Plotting code records
____

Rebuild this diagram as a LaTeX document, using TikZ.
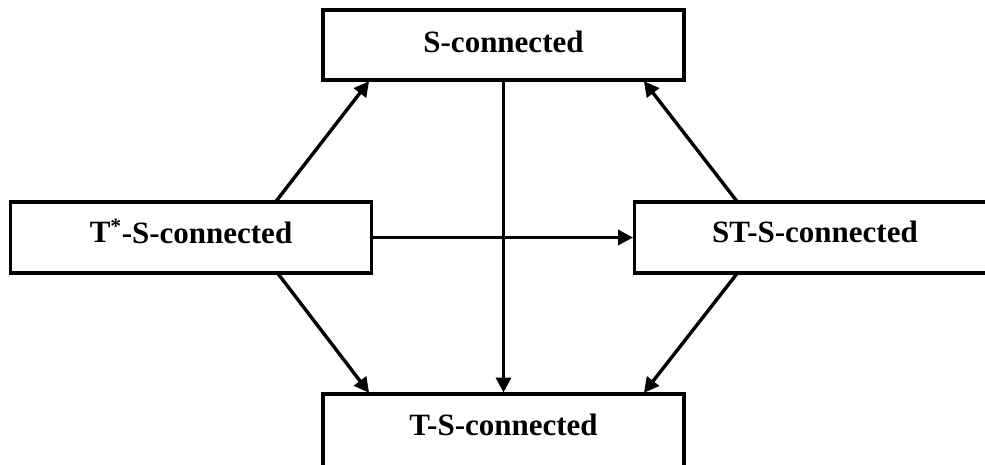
\documentclass[tikz,border=0pt]{standalone}
\usepackage{fontspec}
\setmainfont{Liberation Serif}
\usetikzlibrary{arrows.meta}
\begin{document}
\begin{tikzpicture}[x=1pt,y=1pt,
  box/.style={draw, line width=3.3pt, rectangle, minimum width=361pt, minimum height=71pt,
    inner sep=0pt, outer sep=0pt, font=\fontsize{31}{37}\selectfont\bfseries,
    text height=11pt, text depth=0pt},
  arr/.style={line width=3.4pt, -{Triangle[length=15pt,width=15pt]}, shorten >=1.5pt}]
\useasboundingbox (0,0) rectangle (985,464);
\clip (0,0) rectangle (985,464);
\node[box, minimum height=70pt, text height=15pt] (S) at (503.5,419) {S-connected};
\node[box] (Tstar) at (191,226.5) {T\textsuperscript{*}-S-connected};
\node[box] (ST) at (815,226.5) {ST-S-connected};
\node[box, minimum height=73pt, text height=10pt] (TS) at (503.5,33.5) {T-S-connected};
\draw[arr] (S.south) -- (TS.north);
\draw[arr] (Tstar.east) -- (ST.west);
\draw[arr] ([xshift=265pt]Tstar.north west) -- ([xshift=47pt]S.south west);
\draw[arr] ([xshift=103pt]ST.north west) -- ([xshift=-41pt]S.south east);
\draw[arr] ([xshift=267pt]Tstar.south west) -- ([xshift=47pt]TS.north west);
\draw[arr] ([xshift=103pt]ST.south west) -- ([xshift=-41pt]TS.north east);
\end{tikzpicture}
\end{document}
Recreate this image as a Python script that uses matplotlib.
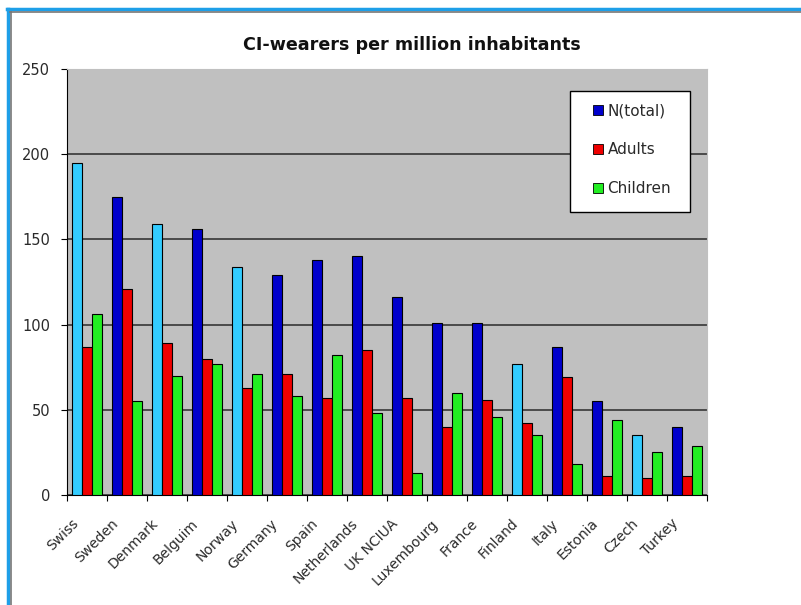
import numpy as np
import matplotlib.pyplot as plt
import matplotlib.transforms as mtransforms
from matplotlib.patches import Patch, Rectangle
from matplotlib.lines import Line2D

countries = ["Swiss", "Sweden", "Denmark", "Belguim", "Norway", "Germany", "Spain",
             "Netherlands", "UK NCIUA", "Luxembourg", "France", "Finland", "Italy",
             "Estonia", "Czech", "Turkey"]
total = [195, 175, 159, 156, 134, 129, 138, 140, 116, 101, 101, 77, 87, 55, 35, 40]
adults = [87, 121, 89, 80, 63, 71, 57, 85, 57, 40, 56, 42, 69, 11, 10, 11]
children = [106, 55, 70, 77, 71, 58, 82, 48, 13, 60, 46, 35, 18, 44, 25, 29]
# countries whose total bar is drawn light blue
light = ["Swiss", "Denmark", "Norway", "Finland", "Czech"]

dark_blue = "#0000CC"
light_blue = "#33CCFF"
red = "#EE0000"
green = "#22EE22"
text_col = "#2a2a2a"

plt.rcParams["font.family"] = "DejaVu Sans"

fig = plt.figure(figsize=(8.01, 6.05), dpi=100)
fig.patch.set_facecolor("white")
ax = fig.add_axes([0.0836, 0.1818, 0.799, 0.7041])
ax.set_facecolor("#C0C0C0")

x = np.arange(len(countries))
w = 0.25
total_colors = [light_blue if c in light else dark_blue for c in countries]
ax.bar(x - w, total, w, color=total_colors, edgecolor="black", linewidth=0.8, zorder=3)
ax.bar(x, adults, w, color=red, edgecolor="black", linewidth=0.8, zorder=3)
ax.bar(x + w, children, w, color=green, edgecolor="black", linewidth=0.8, zorder=3)

ax.set_xlim(-0.5, len(countries) - 0.5)
ax.set_ylim(0, 250)
ax.set_yticks([0, 50, 100, 150, 200, 250])
ax.yaxis.grid(True, color="#2a2a2a", linewidth=1.1, zorder=1)
ax.set_axisbelow(True)

# ticks at the category boundaries, labels at centres
ax.set_xticks(np.arange(len(countries) + 1) - 0.5)
ax.set_xticklabels([])
ax.set_xticks(x, minor=True)
ax.set_xticklabels(countries, minor=True, rotation=45, ha="right", va="center",
                   rotation_mode="anchor", fontsize=10, color=text_col)
ax.tick_params(axis="x", which="minor", length=0, pad=19)
ax.tick_params(axis="x", which="major", length=4, direction="out")
ax.tick_params(axis="y", length=4, direction="out", labelsize=10.5, pad=8,
               labelcolor=text_col)
shift = mtransforms.ScaledTranslation(-0.11, 0, fig.dpi_scale_trans)
for lab in ax.get_xticklabels(minor=True):
    lab.set_transform(lab.get_transform() + shift)

for s in ["top", "right"]:
    ax.spines[s].set_color("#C0C0C0")
ax.spines["left"].set_color("black")
ax.spines["bottom"].set_color("black")

ax.set_title("CI-wearers per million inhabitants", fontsize=12.6, fontweight="bold",
             color="#111111", pad=14, x=0.539)

# legend box drawn separately so the padding can match the original
ax.add_patch(Rectangle((0.786, 0.664), 0.1875, 0.284, transform=ax.transAxes,
                       facecolor="white", edgecolor="black", linewidth=1.0, zorder=5))
handles = [Patch(facecolor=dark_blue, edgecolor="black", linewidth=0.6),
           Patch(facecolor=red, edgecolor="black", linewidth=0.6),
           Patch(facecolor=green, edgecolor="black", linewidth=0.6)]
leg = ax.legend(handles, ["N(total)", "Adults", "Children"], loc="upper left",
                bbox_to_anchor=(0.822, 0.920), borderaxespad=0, frameon=False,
                borderpad=0, labelspacing=1.57, handlelength=0.65,
                handleheight=0.65, handletextpad=0.3, prop={"size": 11})
leg.set_zorder(6)
for t in leg.get_texts():
    t.set_color(text_col)

# outer frame of the screenshot
fig.add_artist(Line2D([0.009, 1.0], [0.985, 0.985], color="#1E9FE8", linewidth=2.5,
                      transform=fig.transFigure))
fig.add_artist(Line2D([0.010, 0.010], [0.0, 0.985], color="#1E9FE8", linewidth=2.5,
                      transform=fig.transFigure))
fig.add_artist(Line2D([0.013, 1.0], [0.980, 0.980], color="#777777", linewidth=1.2,
                      transform=fig.transFigure))
fig.add_artist(Line2D([0.0135, 0.0135], [0.0, 0.980], color="#777777", linewidth=1.2,
                      transform=fig.transFigure))

plt.savefig("out.png", dpi=100)
plt.close()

____

■ What needs to be done ■
Give again, word for word, the lines from the one that contains "Recreate this image" to the one that contains "from matplotlib.lines import Line2D", both included. Omit the pictures.

■ Finished exercise ■
Recreate this image as a Python script that uses matplotlib.
import numpy as np
import matplotlib.pyplot as plt
import matplotlib.transforms as mtransforms
from matplotlib.patches import Patch, Rectangle
from matplotlib.lines import Line2D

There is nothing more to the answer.